The first mistake, exposing a patient to an unknown infection, is one of the most common errors healthcare workers make. Hospital Acquired Infections occur more often than many people expect. They can happen because of overcrowded hospitals, improperly disinfected equipment, or other poor infection control habits. These infections lengthen the duration of hospital stays and can end with the patient dying. The best way to prevent HAI’s is by promoting proper handwashing techniques, adequately disinfecting the areas, and wearing appropriate PPE at all times.

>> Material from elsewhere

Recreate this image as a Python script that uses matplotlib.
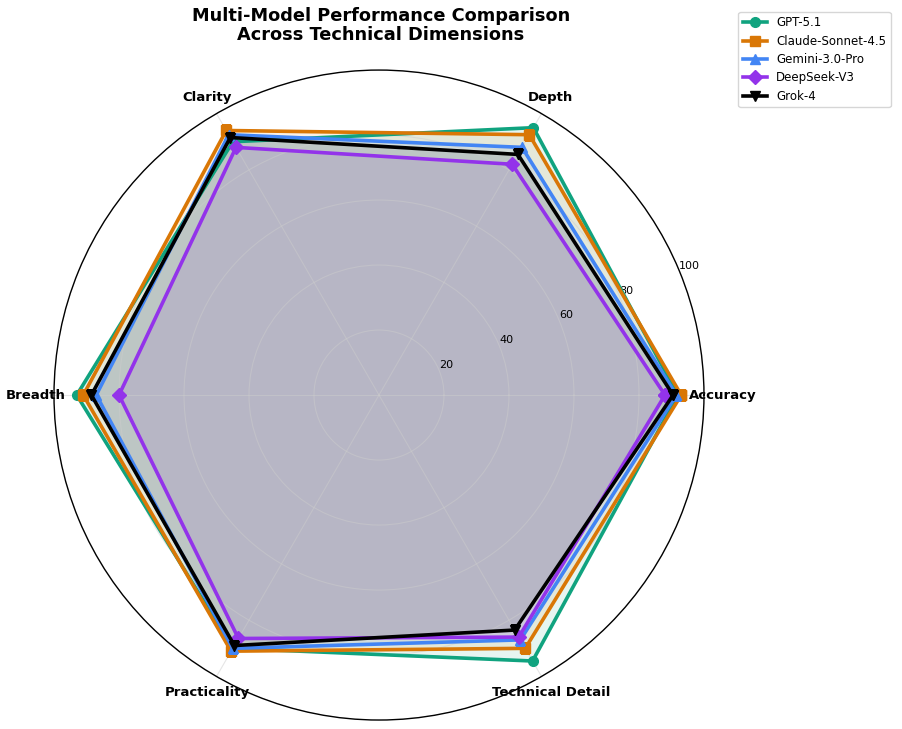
"""Radar chart: multi-model performance across technical dimensions."""
import matplotlib
matplotlib.use("Agg")
import matplotlib.pyplot as plt
import numpy as np

categories = ["Accuracy", "Depth", "Clarity", "Breadth", "Practicality", "Technical Detail"]
models = ["GPT-5.1", "Claude-Sonnet-4.5", "Gemini-3.0-Pro", "DeepSeek-V3", "Grok-4"]

gpt = [92, 95, 90, 93, 90, 94.5]
claude = [93, 92.5, 94, 91, 91, 90]
gemini = [91.5, 88, 92.5, 87, 90, 87]
deepseek = [88, 82, 88, 80, 86.5, 86]
grok = [90.5, 85.5, 91.5, 88.5, 89, 83.5]

series = [gpt, claude, gemini, deepseek, grok]
colors = ["#10A37F", "#D97706", "#4285F4", "#9333EA", "#000000"]
markers = ["o", "s", "^", "D", "v"]
r_ticks = [20, 40, 60, 80, 100]

angles = np.linspace(0, 2 * np.pi, len(categories), endpoint=False)
closed = np.concatenate([angles, angles[:1]])

fig = plt.figure(figsize=(9.03, 7.29), dpi=100)
ax = fig.add_axes([0.0598, 0.0123, 0.7198, 0.8916], polar=True)

for name, vals, col, mk in zip(models, series, colors, markers):
    v = np.concatenate([vals, vals[:1]])
    ax.plot(closed, v, color=col, linewidth=2.6, marker=mk, markersize=7, label=name)
    ax.fill(closed, v, color=col, alpha=0.1)

ax.set_ylim(0, 100)
ax.set_yticks(r_ticks)
ax.set_yticklabels([str(t) for t in r_ticks], fontsize=8)
ax.set_rlabel_position(22.5)
ax.set_xticks(angles)
ax.set_xticklabels(categories, fontsize=9.5, fontweight="bold")
ax.tick_params(axis="x", pad=3)
ax.grid(color="#cccccc", alpha=0.5, linewidth=0.8)
ax.spines["polar"].set_linewidth(1.0)

fig.text(0.422, 0.99, "Multi-Model Performance Comparison\nAcross Technical Dimensions",
         ha="center", va="top", fontsize=12.8, fontweight="bold", linespacing=1.05)
fig.legend(loc="upper right", bbox_to_anchor=(0.993, 0.992), fontsize=8.5,
           labelspacing=0.45)

fig.savefig("out.png", dpi=100)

The second mistake, not allowing proper disinfectant dwell time, builds on the first situation. For surface disinfectants to live up to their kill claims, they must remain wet on a surface for an extended period. For example, Safetec’s SaniZide Pro wipes have a low dwell time of two minutes. This disinfectant will have achieved its kill claim after dwelling for two minutes, but if you let the disinfectant dry before time is up, it will not be as effective. To prevent this health care professionals must read all labels and follow the appropriate proceedings.
The third, improper use and disposal of needles, can also assist the spread of bloodborne pathogens. A needle is meant to be a single-use device, but sometimes sanitation workers use them again to try to reduce cost. This practice needs to stop immediately because it is impossible to thoroughly disinfect a needle. If needles are reused the risk of contracting HIV, and other bloodborne pathogens rise exponentially.